Recorded data:
◆ ◆ ◆

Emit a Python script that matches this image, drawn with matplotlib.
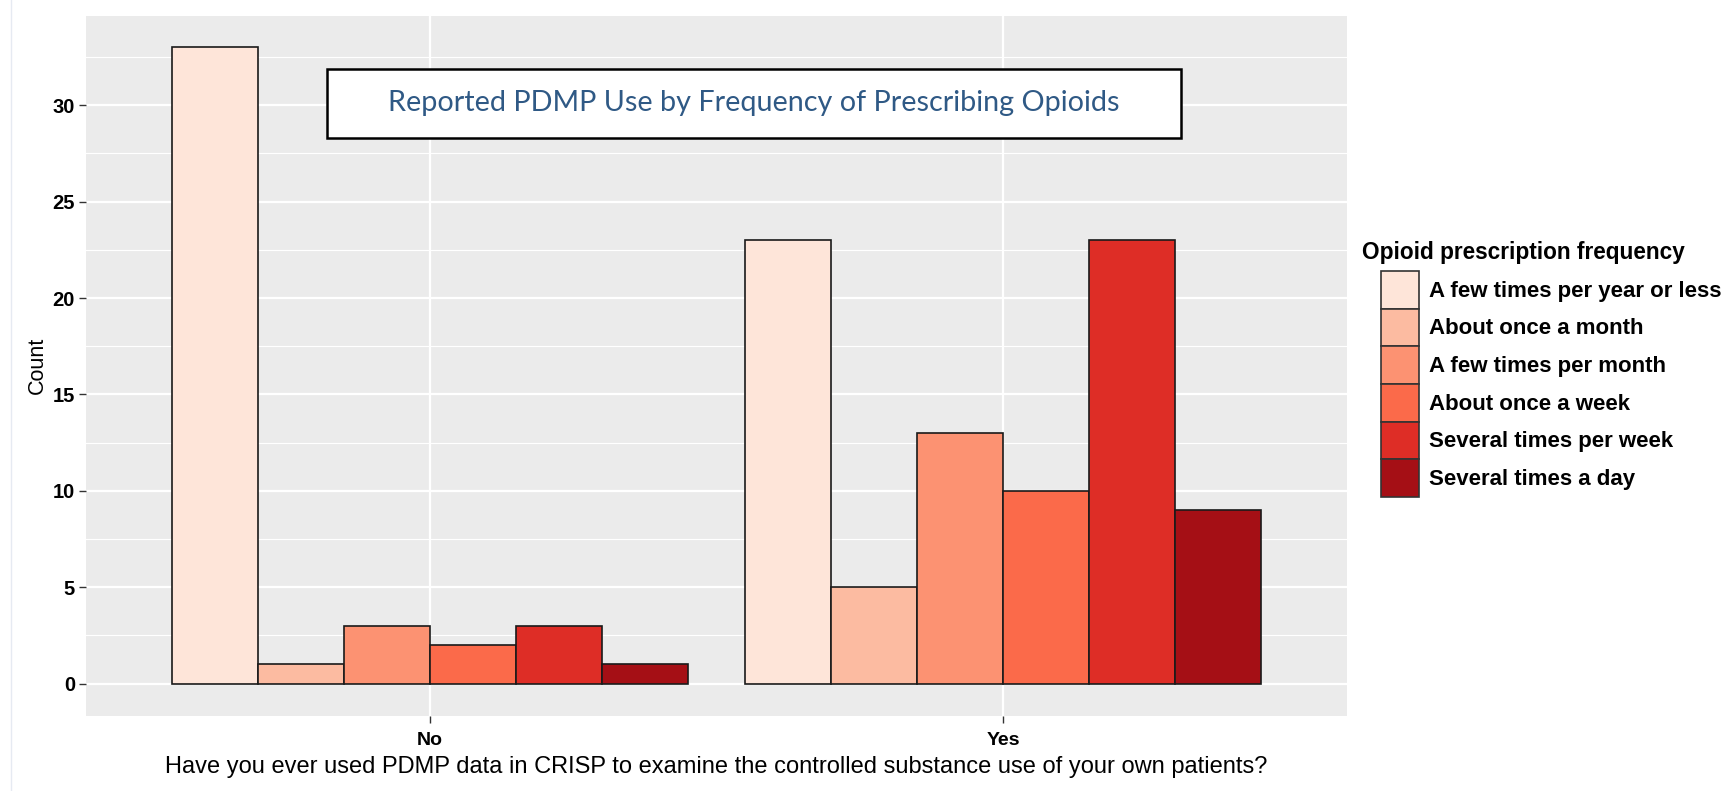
import numpy as np
import matplotlib
matplotlib.use("Agg")
import matplotlib.pyplot as plt
from matplotlib.patches import Patch, Rectangle

# data
groups = ["No", "Yes"]
freq_levels = ["A few times per year or less", "About once a month",
               "A few times per month", "About once a week",
               "Several times per week", "Several times a day"]
counts_no = [33, 1, 3, 2, 3, 1]
counts_yes = [23, 5, 13, 10, 23, 9]
colors = ["#FEE5D9", "#FCBBA1", "#FC9272", "#FB6A4A", "#DE2D26", "#A50F15"]

counts = np.array([counts_no, counts_yes])

fig = plt.figure(figsize=(17.34, 7.91), dpi=100)
ax = fig.add_axes([86 / 1734, 1 - 715.5 / 791, 1261 / 1734, 700 / 791])
ax.set_facecolor("#EBEBEB")

# faint screenshot border on the left
fig.add_artist(plt.Line2D([11 / 1734, 11 / 1734], [0, 1], color="#E6EAF2", lw=1))

x = np.arange(1, len(groups) + 1)
n = len(freq_levels)
bw = 0.9 / n
for i in range(n):
    ax.bar(x - 0.45 + bw * (i + 0.5), counts[:, i], width=bw, color=colors[i],
           edgecolor="#1a1a1a", linewidth=1.2, zorder=3)

ax.set_xlim(0.4, 2.6)
ax.set_ylim(-1.65, 34.65)
ax.set_xticks(x)
ax.set_xticklabels(groups)
ax.set_yticks(np.arange(0, 31, 5))
ax.set_yticks(np.arange(2.5, 33, 5), minor=True)
ax.grid(which="major", color="white", linewidth=1.6, zorder=0)
ax.grid(which="minor", axis="y", color="white", linewidth=0.8, zorder=0)
ax.set_axisbelow(True)
for s in ax.spines.values():
    s.set_visible(False)
ax.tick_params(which="major", length=5, width=1, color="#333333")
ax.tick_params(axis="x", pad=7)
ax.tick_params(axis="y", pad=3)
ax.tick_params(which="minor", length=0)
for lab in ax.get_yticklabels():
    lab.set_fontsize(14.5)
    lab.set_fontweight("bold")
    lab.set_family("Liberation Sans")
for lab in ax.get_xticklabels():
    lab.set_fontsize(14)
    lab.set_fontweight("bold")
    lab.set_family("Liberation Sans")

ax.set_ylabel("Count", fontsize=15.5, family="Liberation Sans", labelpad=3)
ax.set_xlabel("Have you ever used PDMP data in CRISP to examine the controlled substance use of your own patients?",
              fontsize=17, family="Liberation Sans", labelpad=5)

# title box
ax.add_patch(Rectangle((0.191, 0.825), 0.677, 0.099, transform=ax.transAxes,
                       facecolor="white", edgecolor="black", linewidth=1.8, zorder=5))
ax.text(0.5295, 0.8745, "Reported PDMP Use by Frequency of Prescribing Opioids",
        transform=ax.transAxes, ha="center", va="center", fontsize=20.7,
        family="Lato", color="#2F5985", zorder=6)

# legend
fig.text(1362 / 1734, 1 - 252 / 791, "Opioid prescription frequency", ha="left", va="center",
         fontsize=16.3, fontweight="bold", family="Liberation Sans")
handles = [Patch(facecolor=c, edgecolor="#333333", linewidth=1.2) for c in colors]
leg = fig.legend(handles, freq_levels, loc="upper left",
                 bbox_to_anchor=(1381 / 1734, 1 - 271 / 791),
                 frameon=False, fontsize=16, handlelength=1.69, handleheight=2.23,
                 labelspacing=0.0, handletextpad=0.45, borderpad=0, borderaxespad=0)
for t in leg.get_texts():
    t.set_fontweight("bold")
    t.set_family("Liberation Sans")

fig.savefig("out.png", dpi=100)
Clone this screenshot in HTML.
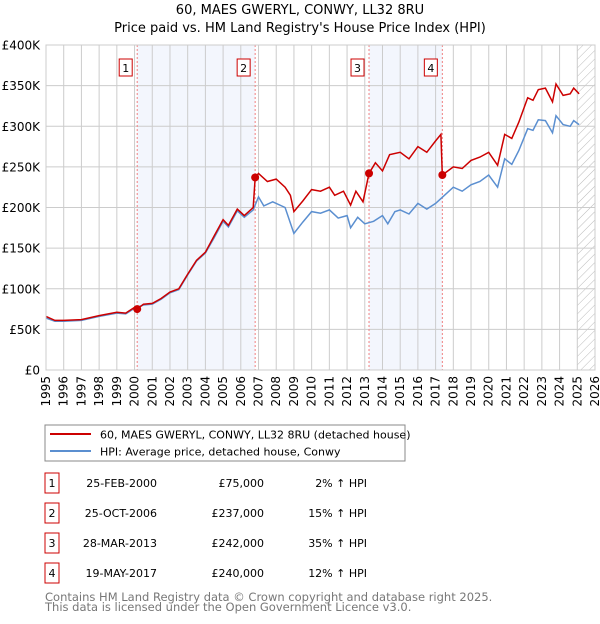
<!DOCTYPE html>
<html><head><meta charset="utf-8"><style>
body{margin:0;background:#fff;font-family:"DejaVu Sans","Liberation Sans",sans-serif;}
svg text{font-family:"DejaVu Sans","Liberation Sans",sans-serif;}
</style></head><body>
<svg id="c" width="600" height="620" xmlns="http://www.w3.org/2000/svg">
<defs><pattern id="hatch" width="6" height="6" patternUnits="userSpaceOnUse" patternTransform="rotate(45)"><line x1="0" y1="0" x2="0" y2="6" stroke="#bbb" stroke-width="1"/></pattern></defs>
<text x="300" y="14" text-anchor="middle" font-size="13">60, MAES GWERYL, CONWY, LL32 8RU</text>
<text x="300" y="32" text-anchor="middle" font-size="13">Price paid vs. HM Land Registry's House Price Index (HPI)</text>
<g id="plot"></g>
<rect x="45" y="425" width="360" height="36" fill="#fff" stroke="#888"/>
<line x1="50" y1="434" x2="91" y2="434" stroke="#cc0000" stroke-width="2"/>
<text x="100" y="438.5" font-size="11">60, MAES GWERYL, CONWY, LL32 8RU (detached house)</text>
<line x1="50" y1="451" x2="91" y2="451" stroke="#5b8fd0" stroke-width="2"/>
<text x="100" y="455.5" font-size="11">HPI: Average price, detached house, Conwy</text>
<g id="table"></g>
<text x="45" y="601" font-size="11.5" fill="#777">Contains HM Land Registry data © Crown copyright and database right 2025.</text>
<text x="45" y="611" font-size="11.5" fill="#777">This data is licensed under the Open Government Licence v3.0.</text>
</svg>
<script>
const years=[1995,1996,1997,1998,1999,2000,2001,2002,2003,2004,2005,2006,2007,2008,2009,2010,2011,2012,2013,2014,2015,2016,2017,2018,2019,2020,2021,2022,2023,2024,2025,2026];
const yTicks=[0,50,100,150,200,250,300,350,400];
const yTickLabels=["£0","£50K","£100K","£150K","£200K","£250K","£300K","£350K","£400K"];
const redT=[1995.0,1995.5,1996.0,1997.0,1998.0,1999.0,1999.5,2000.0,2000.15,2000.5,2001.0,2001.5,2002.0,2002.5,2003.0,2003.5,2004.0,2004.5,2005.0,2005.3,2005.8,2006.2,2006.7,2006.81,2007.0,2007.5,2008.0,2008.5,2008.8,2009.0,2009.5,2010.0,2010.5,2011.0,2011.3,2011.8,2012.2,2012.5,2012.9,2013.24,2013.6,2014.0,2014.4,2015.0,2015.5,2016.0,2016.5,2017.0,2017.3,2017.38,2018.0,2018.5,2019.0,2019.5,2020.0,2020.5,2020.9,2021.3,2021.7,2022.2,2022.5,2022.8,2023.2,2023.6,2023.8,2024.2,2024.6,2024.8,2025.1];
const redV=[66,61,61,62,67,71,70,77,75,81,82,88,96,100,118,135,145,165,185,178,198,190,200,237,242,232,235,225,215,195,208,222,220,225,215,220,203,220,207,242,255,245,265,268,260,275,268,282,290,240,250,248,258,262,268,252,290,285,305,335,332,345,347,330,352,338,340,347,340];
const blueT=[1995.0,1995.5,1996.0,1997.0,1998.0,1999.0,1999.5,2000.0,2000.5,2001.0,2001.5,2002.0,2002.5,2003.0,2003.5,2004.0,2004.5,2005.0,2005.3,2005.8,2006.2,2006.7,2007.0,2007.3,2007.8,2008.5,2009.0,2009.5,2010.0,2010.5,2011.0,2011.5,2012.0,2012.2,2012.6,2013.0,2013.5,2014.0,2014.3,2014.7,2015.0,2015.5,2016.0,2016.5,2017.0,2017.4,2018.0,2018.5,2019.0,2019.5,2020.0,2020.5,2020.9,2021.3,2021.7,2022.2,2022.5,2022.8,2023.2,2023.6,2023.8,2024.2,2024.6,2024.8,2025.1];
const blueV=[64,60,60,61,66,70,69,76,80,81,87,95,99,117,134,144,163,183,176,196,188,197,213,202,207,200,168,182,195,193,197,187,190,175,188,180,183,190,180,195,197,192,205,198,205,213,225,220,228,232,240,225,260,253,270,297,295,308,307,292,313,302,300,307,302];
const saleT=[2000.15,2006.81,2013.24,2017.38];
const saleV=[75,237,242,240];
const saleLabels=["1","2","3","4"];
const saleDates=["25-FEB-2000","25-OCT-2006","28-MAR-2013","19-MAY-2017"];
const salePrices=["£75,000","£237,000","£242,000","£240,000"];
const saleHpi=["2% ↑ HPI","15% ↑ HPI","35% ↑ HPI","12% ↑ HPI"];

const X0=46,X1=595,Y0=370,Y1=45;
const xs=t=>X0+(t-1995)/(2026-1995)*(X1-X0);
const ys=v=>Y0-v/400*(Y0-Y1);
const NS="http://www.w3.org/2000/svg";
const plot=document.getElementById('plot');
function mk(tag,attrs,parent){const e=document.createElementNS(NS,tag);for(const k in attrs)e.setAttribute(k,attrs[k]);(parent||plot).appendChild(e);return e;}
[[0,1],[2,3]].forEach(([a,b],i)=>{
 const r=mk('rect',{x:xs(saleT[a]),y:Y1,width:xs(saleT[b])-xs(saleT[a]),height:Y0-Y1,fill:'#f3f6fd'});
 
 
});
const h=mk('rect',{x:xs(2025),y:Y1,width:X1-xs(2025),height:Y0-Y1,fill:'url(#hatch)'});


years.forEach(y=>{
 const l=mk('line',{x1:xs(y),x2:xs(y),y1:Y1,y2:Y0,stroke:'#ccc','stroke-width':1});
 
 
 const t=mk('text',{x:0,y:0,'font-size':12,'text-anchor':'end',transform:`translate(${xs(y)+4},${Y0+6}) rotate(-90)`});
 t.textContent=y;
 
 
});
yTicks.forEach((v,i)=>{
 const l=mk('line',{x1:X0,x2:X1,y1:ys(v),y2:ys(v),stroke:'#ccc','stroke-width':1});
 
 
 const t=mk('text',{x:X0-6,y:ys(v)+4.5,'font-size':12,'text-anchor':'end'});
 t.textContent=yTickLabels[i];
 
 
});
saleT.forEach((t,i)=>{
 const l=mk('line',{x1:xs(t),x2:xs(t),y1:Y1,y2:Y0,stroke:'#f08080','stroke-width':1,'stroke-dasharray':'2,2'});
 
 
 const b=mk('rect',{x:xs(t)-18,y:59,width:13,height:17,fill:'#fff',stroke:'#cc0000'});
 
 
 const tx=mk('text',{x:xs(t)-11.5,y:72,'font-size':11,'text-anchor':'middle'});
 tx.textContent=saleLabels[i];
 
 
});
const pts=(T,V)=>T.map((t,i)=>xs(t).toFixed(1)+','+ys(V[i]).toFixed(1)).join(' ');
const bl=mk('polyline',{points:pts(blueT,blueV),fill:'none',stroke:'#5b8fd0','stroke-width':1.5});


const rl=mk('polyline',{points:pts(redT,redV),fill:'none',stroke:'#cc0000','stroke-width':1.5});


saleT.forEach((t,i)=>{
 const c=mk('circle',{cx:xs(t),cy:ys(saleV[i]),r:4,fill:'#cc0000'});
 
 
});
const ax=mk('rect',{x:X0,y:Y1,width:X1-X0,height:Y0-Y1,fill:'none',stroke:'#ccc'});


const tb=document.getElementById('table');
saleLabels.forEach((s,i)=>{
 const cy=483+i*30;
 const r=mk('rect',{x:45,y:cy-10,width:14,height:20,fill:'#fff',stroke:'#cc0000'},tb);
 
 
 const cells=[[52,'middle',s,'num'],[157,'end',saleDates[i],'date'],[264,'end',salePrices[i],'price'],[367,'end',saleHpi[i],'hpi']];
 cells.forEach(c=>{
  const t=mk('text',{x:c[0],y:cy+4,'font-size':11,'text-anchor':c[1]},tb);
  t.textContent=c[2];
  
  
 });
});
</script>
</body></html>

◆ ◆ ◆

Task details: Copy out every line in the listing where the word "screenshot" appears.

Written solution:
# faint screenshot border on the left
Clone this screenshot in HTML.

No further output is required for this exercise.